A few months ago, he saw two 16-year-old boys pull knives on each other at Blacktown over an altercation at a party. They were about to start swinging when Lui intervened.
“It wasn’t planned, it was enough for the two of them to just see each other for both of them to pull out a knife and potentially kill each other,” he said.
Lui knows of kids as young as 10 in Mt Druitt “walking around in their little groups with their knives, jumping and robbing people” as knife culture filters down.
“They’re doing it now and they just stay in it longer and it gets harder for anyone to talk them out of it,” he said.
“By the time they’re 15, 16, they’re probably carrying guns, they’ve probably already shot at somebody.”

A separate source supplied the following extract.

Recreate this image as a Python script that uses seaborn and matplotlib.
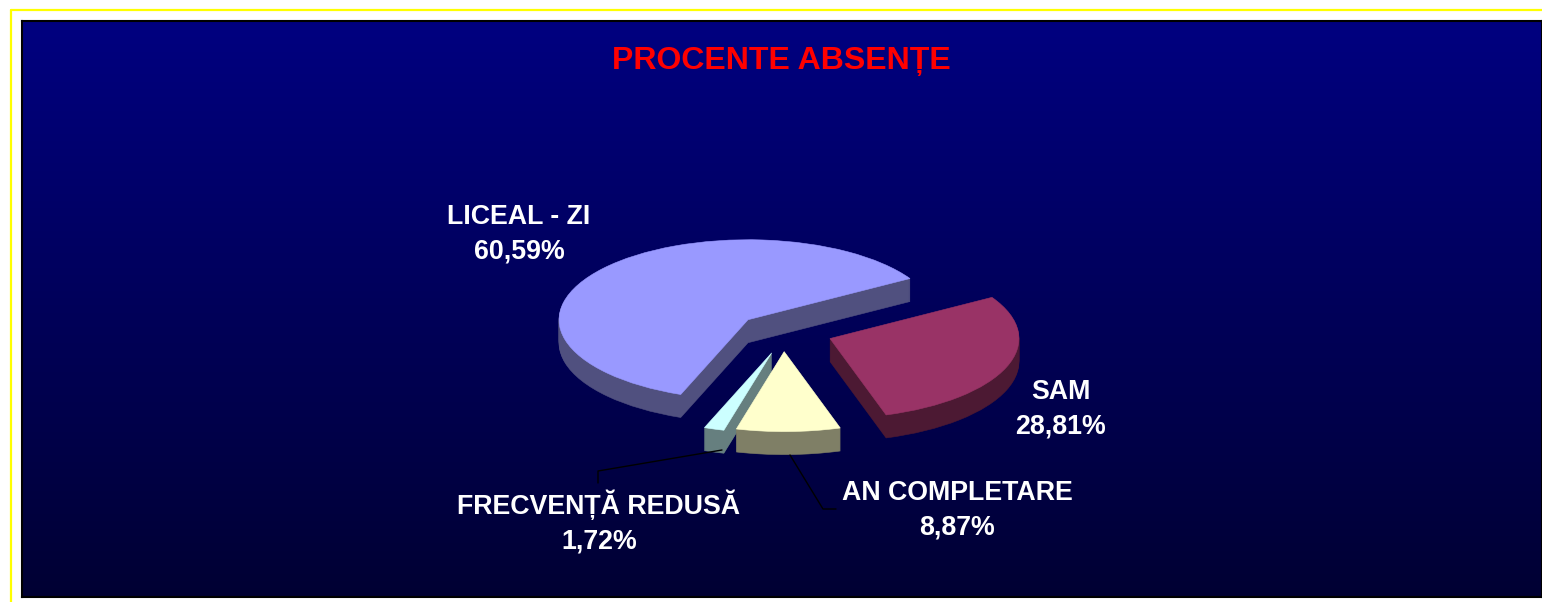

Nickolas said picking up a knife doesn’t happen in a vacuum – when positive male role models are absent and life is tough at home, young boys look elsewhere for guides.
“Kids as young as 10 are looking up to older boys, and what are older boys doing? Flexing in the wrong way, and that little 10-year-old says: ‘I want to be like that. My dad’s a piece of sh*t, he beats my mum. I’m going to protect my mum and myself and I’m going to learn it from my friends’,” he said.
“Male mentorship is a big part of this, a high percentage of this is male and if you had better male mentorship, this wouldn’t happen.”
For young people on a path towards violence and weapon use, Ms Chiappazzo said traditional youth engagement approaches no longer cut through.
“This particular cohort of young people need so much support,” she said.
“There’s so many things going on in their lives and the traditional approaches are just not working anymore and that’s why we’re seeing this increase in violence and all these other things happening.”
BYSA’s premise is to engage with kids early through things they like – creativity, culture, arts, community, while giving them a voice in what they want from the service.
Transforming to a youth-led model, kids at the service co-design initiatives, and those who’ve turned their life around in its safety net go on to mentor other kids and co-lead programs, like Lui and Nickolas.
Even as the service struggles to secure funding, Ms Chiappazzo said the model is working and they’re seeing kids turn their lives around in six months.
“Youth service delivery often has a very traditional and tokenistic approach, so it waits until a young person is at crisis point, someone’s arrested, and then they get a case worker,” she said. “By then it’s too late. We know that early intervention is better than a cure.
“The young people we work with are the most at-risk in our community, they’re disengaged, they’re not in school, they’re not working and obviously, having them access our space is crucial because, if they’re not in there, they’d be out there.
“But once they’re here, they get wrapped up in our model because that’s the model that gets them out.”
*Jay’s name has been changed to protect his identity.